▶ [Data lines]

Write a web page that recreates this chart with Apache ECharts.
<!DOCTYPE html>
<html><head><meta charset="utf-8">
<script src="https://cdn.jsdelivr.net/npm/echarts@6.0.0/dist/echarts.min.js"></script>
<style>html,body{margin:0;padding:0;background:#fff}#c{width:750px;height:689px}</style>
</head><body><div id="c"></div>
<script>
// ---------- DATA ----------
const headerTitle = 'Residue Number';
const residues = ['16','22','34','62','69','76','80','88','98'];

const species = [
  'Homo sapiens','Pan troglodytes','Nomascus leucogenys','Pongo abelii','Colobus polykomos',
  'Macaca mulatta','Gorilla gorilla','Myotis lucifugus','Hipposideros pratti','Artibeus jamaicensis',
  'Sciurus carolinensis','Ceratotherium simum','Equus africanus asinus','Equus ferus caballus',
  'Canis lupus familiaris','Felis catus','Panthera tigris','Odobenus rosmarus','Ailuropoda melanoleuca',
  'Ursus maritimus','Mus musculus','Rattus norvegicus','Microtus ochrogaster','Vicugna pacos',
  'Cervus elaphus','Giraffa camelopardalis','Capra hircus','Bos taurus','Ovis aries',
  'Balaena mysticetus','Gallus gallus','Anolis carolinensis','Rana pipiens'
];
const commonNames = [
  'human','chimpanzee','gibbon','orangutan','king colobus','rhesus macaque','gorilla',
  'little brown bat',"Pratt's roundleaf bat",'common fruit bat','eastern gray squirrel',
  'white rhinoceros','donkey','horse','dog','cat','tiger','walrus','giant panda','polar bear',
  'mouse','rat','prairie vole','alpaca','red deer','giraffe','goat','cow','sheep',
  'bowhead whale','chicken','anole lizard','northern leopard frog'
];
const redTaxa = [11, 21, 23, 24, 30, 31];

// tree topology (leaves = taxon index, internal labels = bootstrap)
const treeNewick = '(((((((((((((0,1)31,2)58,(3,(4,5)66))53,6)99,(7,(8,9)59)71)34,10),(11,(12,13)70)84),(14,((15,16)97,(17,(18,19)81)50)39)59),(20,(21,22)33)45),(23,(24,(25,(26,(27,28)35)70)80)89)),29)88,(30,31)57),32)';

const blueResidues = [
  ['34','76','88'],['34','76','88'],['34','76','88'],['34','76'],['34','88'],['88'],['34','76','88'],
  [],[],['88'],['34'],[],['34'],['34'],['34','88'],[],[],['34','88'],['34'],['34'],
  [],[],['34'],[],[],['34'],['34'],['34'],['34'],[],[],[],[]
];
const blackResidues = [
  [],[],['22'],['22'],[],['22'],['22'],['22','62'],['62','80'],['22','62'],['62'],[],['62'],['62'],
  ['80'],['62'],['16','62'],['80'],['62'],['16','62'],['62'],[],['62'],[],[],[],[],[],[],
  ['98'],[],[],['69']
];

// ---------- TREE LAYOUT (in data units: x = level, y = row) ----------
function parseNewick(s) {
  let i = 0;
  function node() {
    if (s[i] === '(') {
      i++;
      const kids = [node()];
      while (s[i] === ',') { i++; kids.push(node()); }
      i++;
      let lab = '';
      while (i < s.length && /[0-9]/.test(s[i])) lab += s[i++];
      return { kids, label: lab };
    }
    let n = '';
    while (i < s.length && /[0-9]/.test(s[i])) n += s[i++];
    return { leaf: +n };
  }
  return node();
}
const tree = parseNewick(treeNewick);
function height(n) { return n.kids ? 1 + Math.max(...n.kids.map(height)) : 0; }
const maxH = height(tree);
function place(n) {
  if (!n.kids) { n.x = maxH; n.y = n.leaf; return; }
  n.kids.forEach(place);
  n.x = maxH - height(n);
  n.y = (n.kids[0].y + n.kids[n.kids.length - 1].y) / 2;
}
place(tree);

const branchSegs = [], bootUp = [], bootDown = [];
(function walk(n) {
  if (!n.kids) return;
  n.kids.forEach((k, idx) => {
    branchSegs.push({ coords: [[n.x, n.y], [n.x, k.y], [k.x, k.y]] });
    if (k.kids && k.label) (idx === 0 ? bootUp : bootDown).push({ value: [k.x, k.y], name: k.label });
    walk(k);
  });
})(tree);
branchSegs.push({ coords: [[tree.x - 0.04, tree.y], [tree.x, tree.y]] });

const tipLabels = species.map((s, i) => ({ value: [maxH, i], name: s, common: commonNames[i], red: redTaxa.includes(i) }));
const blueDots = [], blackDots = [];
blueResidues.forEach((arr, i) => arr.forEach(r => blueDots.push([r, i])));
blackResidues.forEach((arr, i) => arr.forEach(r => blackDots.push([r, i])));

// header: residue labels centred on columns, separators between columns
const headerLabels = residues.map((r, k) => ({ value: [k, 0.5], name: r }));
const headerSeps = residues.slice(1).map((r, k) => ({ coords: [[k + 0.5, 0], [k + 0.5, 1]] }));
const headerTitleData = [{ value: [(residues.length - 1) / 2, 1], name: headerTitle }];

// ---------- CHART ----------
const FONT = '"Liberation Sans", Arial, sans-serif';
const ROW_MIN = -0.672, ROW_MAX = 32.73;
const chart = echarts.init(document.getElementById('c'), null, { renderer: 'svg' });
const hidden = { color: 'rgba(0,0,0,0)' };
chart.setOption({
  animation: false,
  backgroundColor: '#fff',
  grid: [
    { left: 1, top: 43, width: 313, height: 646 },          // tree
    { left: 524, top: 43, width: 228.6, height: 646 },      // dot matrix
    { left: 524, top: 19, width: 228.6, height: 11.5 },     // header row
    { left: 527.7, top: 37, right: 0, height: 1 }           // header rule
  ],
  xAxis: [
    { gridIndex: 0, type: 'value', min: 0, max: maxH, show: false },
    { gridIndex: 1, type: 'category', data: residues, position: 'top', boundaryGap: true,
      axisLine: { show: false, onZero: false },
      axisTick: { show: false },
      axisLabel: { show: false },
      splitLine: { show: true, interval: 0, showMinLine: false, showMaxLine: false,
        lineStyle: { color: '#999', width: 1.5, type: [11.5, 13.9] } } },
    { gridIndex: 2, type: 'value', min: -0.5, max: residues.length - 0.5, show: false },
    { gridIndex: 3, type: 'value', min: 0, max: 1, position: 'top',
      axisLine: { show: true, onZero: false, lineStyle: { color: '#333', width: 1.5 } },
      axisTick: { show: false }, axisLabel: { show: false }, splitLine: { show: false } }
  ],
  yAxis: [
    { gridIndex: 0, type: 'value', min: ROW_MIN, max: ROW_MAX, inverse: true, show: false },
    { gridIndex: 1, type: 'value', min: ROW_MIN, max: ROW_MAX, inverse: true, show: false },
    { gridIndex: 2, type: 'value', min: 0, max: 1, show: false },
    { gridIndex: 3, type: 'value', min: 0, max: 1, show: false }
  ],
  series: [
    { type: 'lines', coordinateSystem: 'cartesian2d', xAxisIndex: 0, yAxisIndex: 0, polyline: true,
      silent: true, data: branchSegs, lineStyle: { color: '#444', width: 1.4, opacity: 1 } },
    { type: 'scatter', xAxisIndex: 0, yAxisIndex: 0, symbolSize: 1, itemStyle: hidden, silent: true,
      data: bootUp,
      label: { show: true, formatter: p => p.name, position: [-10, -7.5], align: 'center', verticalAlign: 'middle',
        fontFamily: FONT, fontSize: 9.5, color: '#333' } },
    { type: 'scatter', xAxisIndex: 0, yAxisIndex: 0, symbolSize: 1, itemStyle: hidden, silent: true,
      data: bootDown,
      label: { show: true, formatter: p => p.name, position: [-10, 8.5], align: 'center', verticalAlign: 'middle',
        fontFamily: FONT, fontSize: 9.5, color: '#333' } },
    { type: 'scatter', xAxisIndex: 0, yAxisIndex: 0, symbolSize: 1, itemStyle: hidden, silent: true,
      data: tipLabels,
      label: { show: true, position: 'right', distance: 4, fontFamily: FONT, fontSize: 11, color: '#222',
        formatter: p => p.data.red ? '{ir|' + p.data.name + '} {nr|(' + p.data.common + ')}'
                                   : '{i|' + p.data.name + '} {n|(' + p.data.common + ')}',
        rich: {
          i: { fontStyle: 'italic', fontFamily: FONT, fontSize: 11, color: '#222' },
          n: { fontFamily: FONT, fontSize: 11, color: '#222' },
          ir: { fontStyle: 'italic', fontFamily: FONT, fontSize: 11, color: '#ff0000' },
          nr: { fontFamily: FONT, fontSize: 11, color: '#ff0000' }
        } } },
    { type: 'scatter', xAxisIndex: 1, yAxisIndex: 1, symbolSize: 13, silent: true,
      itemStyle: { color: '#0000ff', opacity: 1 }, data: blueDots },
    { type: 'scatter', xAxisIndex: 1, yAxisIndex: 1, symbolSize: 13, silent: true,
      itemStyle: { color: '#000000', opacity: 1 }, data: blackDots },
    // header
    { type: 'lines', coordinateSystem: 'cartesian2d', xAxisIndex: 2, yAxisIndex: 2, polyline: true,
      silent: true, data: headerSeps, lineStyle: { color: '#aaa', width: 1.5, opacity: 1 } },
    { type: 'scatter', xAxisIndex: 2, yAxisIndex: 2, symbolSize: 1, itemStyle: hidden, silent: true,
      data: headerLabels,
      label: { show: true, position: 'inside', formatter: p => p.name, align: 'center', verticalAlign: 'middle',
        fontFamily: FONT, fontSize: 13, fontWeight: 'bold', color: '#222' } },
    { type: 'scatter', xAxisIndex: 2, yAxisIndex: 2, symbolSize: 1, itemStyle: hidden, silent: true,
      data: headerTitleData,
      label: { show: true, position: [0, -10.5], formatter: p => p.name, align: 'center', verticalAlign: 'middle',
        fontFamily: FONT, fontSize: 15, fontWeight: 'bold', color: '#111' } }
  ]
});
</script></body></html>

▶ [Exercise prompt] Beginning at the first line above, repeat exactly until the line containing "const residues = ['16','22','34','62','69','76','80','88','98'];", which is included.

▶ [Complete answer]
Write a web page that recreates this chart with Apache ECharts.
<!DOCTYPE html>
<html><head><meta charset="utf-8">
<script src="https://cdn.jsdelivr.net/npm/echarts@6.0.0/dist/echarts.min.js"></script>
<style>html,body{margin:0;padding:0;background:#fff}#c{width:750px;height:689px}</style>
</head><body><div id="c"></div>
<script>
// ---------- DATA ----------
const headerTitle = 'Residue Number';
const residues = ['16','22','34','62','69','76','80','88','98'];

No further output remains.